The problem isn't seeing. It's understanding. And that's a much harder problem to solve.
The semantic risk paper shows one path forward: encode human judgment about what's dangerous directly into the robot's spatial reasoning. The TouchSafeBench paper shows us how far we still have to go, and gives us a way to measure progress. The HSGM paper offers a pragmatic middle ground: work around the limitations of current AI rather than waiting for it to get smarter.
None of these are complete solutions. The semantic risk approach still requires someone to define what counts as high-risk (and those definitions will vary by context). The benchmark reveals problems but doesn't solve them. The hierarchical map approach still relies on VLMs that, as the second paper shows, aren't great at physical reasoning.
But I think the framing shift is important. We've been asking "can the robot see?" when we should be asking "does the robot understand what it's seeing well enough to be safe around people?"
The honest answer, based on this research, is: not yet. And I'd rather we know that clearly than assume better sensors will fix everything.
It's too early to say which approach will win out. Maybe foundation models will eventually develop genuine physical reasoning (though the TouchSafeBench results suggest we're not close). Maybe hybrid approaches like HSGM will become standard. Maybe we'll see entirely new architectures designed from the ground up for embodied safety.

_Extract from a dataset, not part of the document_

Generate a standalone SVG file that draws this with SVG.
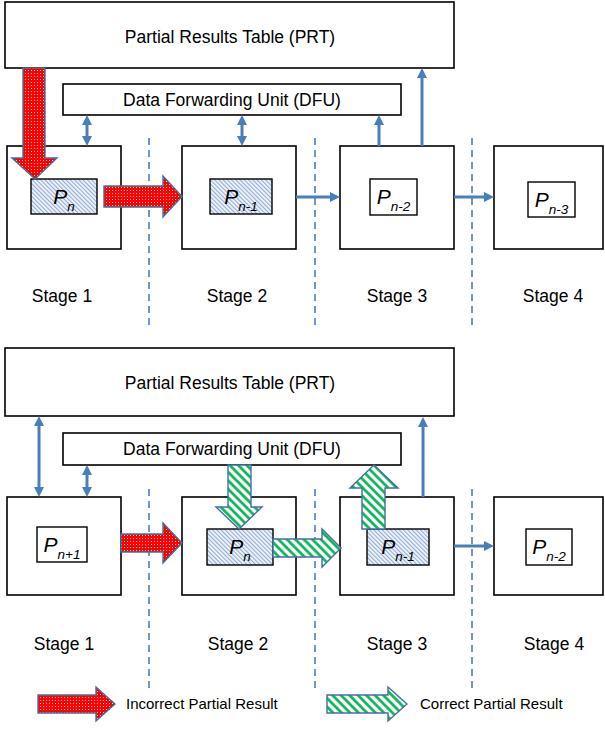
<svg xmlns="http://www.w3.org/2000/svg" width="605" height="729" viewBox="0 0 605 729">
  <style>
    .box { fill: #ffffff; stroke: #000000; stroke-width: 1.6; }
    .reg { stroke: #000000; stroke-width: 1.4; }
    .plain { fill: #ffffff; }
    .hatched { fill: url(#hatchBlue); }
    .lbl { font-family: "Liberation Sans", Arial, sans-serif; font-size: 17.5px; fill: #000000; text-anchor: middle; }
    .plbl { font-family: "Liberation Sans", Arial, sans-serif; font-style: italic; font-size: 21px; fill: #000000; text-anchor: middle; }
    .sub { font-size: 13.5px; }
    .legend { font-family: "Liberation Sans", Arial, sans-serif; font-size: 15px; fill: #000000; }
    .divider { stroke: #4a7ebb; stroke-width: 1.6; stroke-dasharray: 7 5; fill: none; }
    .link { stroke: #4a7ebb; stroke-width: 3; fill: none; }
    .one { marker-end: url(#head); }
    .two { marker-start: url(#head); marker-end: url(#head); }
    .bad { fill: url(#dotsRed); stroke: #41719c; stroke-width: 1.4; stroke-linejoin: miter; }
    .good { fill: url(#stripeGreen); stroke: #41719c; stroke-width: 1.4; stroke-linejoin: miter; }
  </style>
  <defs>
    <pattern id="hatchBlue" width="3" height="3" patternUnits="userSpaceOnUse" patternTransform="rotate(-45)">
      <rect width="3" height="3" fill="#f2f5fb"/>
      <line x1="0.6" y1="0" x2="0.6" y2="3" stroke="#8eaad3" stroke-width="1.1"/>
    </pattern>
    <pattern id="dotsRed" width="3" height="3" patternUnits="userSpaceOnUse">
      <rect width="3" height="3" fill="#ff0000"/>
      <rect x="1" y="1" width="1" height="1" fill="#ffd0d0"/>
    </pattern>
    <pattern id="stripeGreen" width="6" height="6" patternUnits="userSpaceOnUse" patternTransform="rotate(-45)">
      <rect width="6" height="6" fill="#ffffff"/>
      <line x1="1.5" y1="0" x2="1.5" y2="6" stroke="#00b050" stroke-width="2.6"/>
    </pattern>
    <marker id="head" viewBox="0 0 10 10" refX="4" refY="5" markerWidth="10" markerHeight="10" markerUnits="userSpaceOnUse" orient="auto-start-reverse">
      <path d="M0,0 L10,5 L0,10 Z" fill="#4a7ebb"/>
    </marker>
  </defs>

  <!-- stage dividers -->
  <g id="dividers">
    <line class="divider" x1="149" y1="138" x2="149" y2="327"/>
    <line class="divider" x1="315" y1="138" x2="315" y2="327"/>
    <line class="divider" x1="472" y1="138" x2="472" y2="327"/>
    <line class="divider" x1="149" y1="489" x2="149" y2="692"/>
    <line class="divider" x1="315" y1="489" x2="315" y2="692"/>
    <line class="divider" x1="472" y1="489" x2="472" y2="692"/>
  </g>

  <!-- upper pipeline -->
  <g id="prt-a">
    <rect class="box" x="5" y="2" width="449" height="66"/>
    <text class="lbl" x="230" y="43">Partial Results Table (PRT)</text>
  </g>
  <g id="dfu-a">
    <rect class="box" x="63" y="84" width="338" height="31"/>
    <text class="lbl" x="232" y="106">Data Forwarding Unit (DFU)</text>
  </g>
  <g id="stage1-a">
    <rect class="box" x="7" y="146" width="114" height="103"/>
    <rect class="reg hatched" x="31" y="179" width="66" height="35"/>
    <text class="plbl" x="64" y="204">P<tspan class="sub" dy="7">n</tspan></text>
    <text class="lbl" x="62" y="302">Stage 1</text>
  </g>
  <g id="stage2-a">
    <rect class="box" x="182" y="146" width="114" height="103"/>
    <rect class="reg hatched" x="210" y="179" width="62" height="35"/>
    <text class="plbl" x="241" y="204">P<tspan class="sub" dy="7">n-1</tspan></text>
    <text class="lbl" x="237" y="302">Stage 2</text>
  </g>
  <g id="stage3-a">
    <rect class="box" x="340" y="146" width="114" height="103"/>
    <rect class="reg plain" x="370" y="179" width="47" height="36"/>
    <text class="plbl" x="393.5" y="204">P<tspan class="sub" dy="7">n-2</tspan></text>
    <text class="lbl" x="397" y="302">Stage 3</text>
  </g>
  <g id="stage4-a">
    <rect class="box" x="494" y="146" width="109" height="103"/>
    <rect class="reg plain" x="528" y="182" width="47" height="35"/>
    <text class="plbl" x="551.5" y="207">P<tspan class="sub" dy="7">n-3</tspan></text>
    <text class="lbl" x="553" y="302">Stage 4</text>
  </g>

  <!-- lower pipeline -->
  <g id="prt-b">
    <rect class="box" x="5" y="348" width="449" height="68"/>
    <text class="lbl" x="230" y="389">Partial Results Table (PRT)</text>
  </g>
  <g id="dfu-b">
    <rect class="box" x="63" y="433" width="338" height="32"/>
    <text class="lbl" x="232" y="455">Data Forwarding Unit (DFU)</text>
  </g>
  <g id="stage1-b">
    <rect class="box" x="7" y="497" width="114" height="98"/>
    <rect class="reg plain" x="37" y="527" width="50" height="35"/>
    <text class="plbl" x="62" y="552">P<tspan class="sub" dy="7">n+1</tspan></text>
    <text class="lbl" x="64" y="650">Stage 1</text>
  </g>
  <g id="stage2-b">
    <rect class="box" x="182" y="497" width="114" height="98"/>
    <rect class="reg hatched" x="207" y="529" width="66" height="36"/>
    <text class="plbl" x="240" y="554">P<tspan class="sub" dy="7">n</tspan></text>
    <text class="lbl" x="238" y="650">Stage 2</text>
  </g>
  <g id="stage3-b">
    <rect class="box" x="340" y="497" width="114" height="98"/>
    <rect class="reg hatched" x="367" y="529" width="62" height="36"/>
    <text class="plbl" x="398" y="554">P<tspan class="sub" dy="7">n-1</tspan></text>
    <text class="lbl" x="397" y="650">Stage 3</text>
  </g>
  <g id="stage4-b">
    <rect class="box" x="494" y="497" width="109" height="98"/>
    <rect class="reg plain" x="526" y="529" width="46" height="36"/>
    <text class="plbl" x="549" y="554">P<tspan class="sub" dy="7">n-2</tspan></text>
    <text class="lbl" x="554" y="650">Stage 4</text>
  </g>

  <!-- data paths -->
  <g id="connectors">
    <!-- upper -->
    <line class="link two" x1="87" y1="121" x2="87" y2="140"/>
    <line class="link two" x1="242" y1="121" x2="242" y2="140"/>
    <line class="link one" x1="379" y1="146" x2="379" y2="121"/>
    <line class="link one" x1="422" y1="146" x2="422" y2="74"/>
    <line class="link one" x1="296" y1="197" x2="334" y2="197"/>
    <line class="link one" x1="454" y1="197" x2="488" y2="197"/>
    <polygon class="bad" points="23,68 45,68 45,158 57,158 35,179 12,158 23,158"/>
    <polygon class="bad" points="104,186 163,186 163,176 182,196.5 163,217 163,207 104,207"/>
    <!-- lower -->
    <line class="link two" x1="39" y1="422" x2="39" y2="491"/>
    <line class="link two" x1="87" y1="471" x2="87" y2="491"/>
    <line class="link one" x1="423" y1="497" x2="423" y2="423"/>
    <line class="link one" x1="454" y1="546" x2="488" y2="546"/>
    <polygon class="bad" points="121,534 163,534 163,523 182,543 163,563 163,552 121,552"/>
    <polygon class="good" points="228,465 251,465 251,507 262,507 239,529 216,507 228,507"/>
    <polygon class="good" points="273,539 322,539 322,529 341,548 322,567 322,557 273,557"/>
    <polygon class="good" points="362,529 385,529 385,488 398,488 374,465 350,488 362,488"/>
  </g>

  <!-- key -->
  <g id="legend">
    <polygon class="bad" points="38,695 96,695 96,687 115,704 96,721 96,713 38,713"/>
    <text class="legend" x="126" y="709">Incorrect Partial Result</text>
    <polygon class="good" points="327,695 388,695 388,687 407,704 388,721 388,713 327,713"/>
    <text class="legend" x="420" y="709">Correct Partial Result</text>
  </g>
</svg>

What I do think is that this cluster of papers represents a useful course correction. The robotics field has been a bit drunk on perception improvements, and these researchers are asking harder questions about what perception is actually for.
Safe robots don't just need to see the world. They need to understand their relationship to it, in real time, with consequences for getting it wrong. That's a fundamentally different problem than image classification or scene description, and we're only starting to grapple with how different it really is.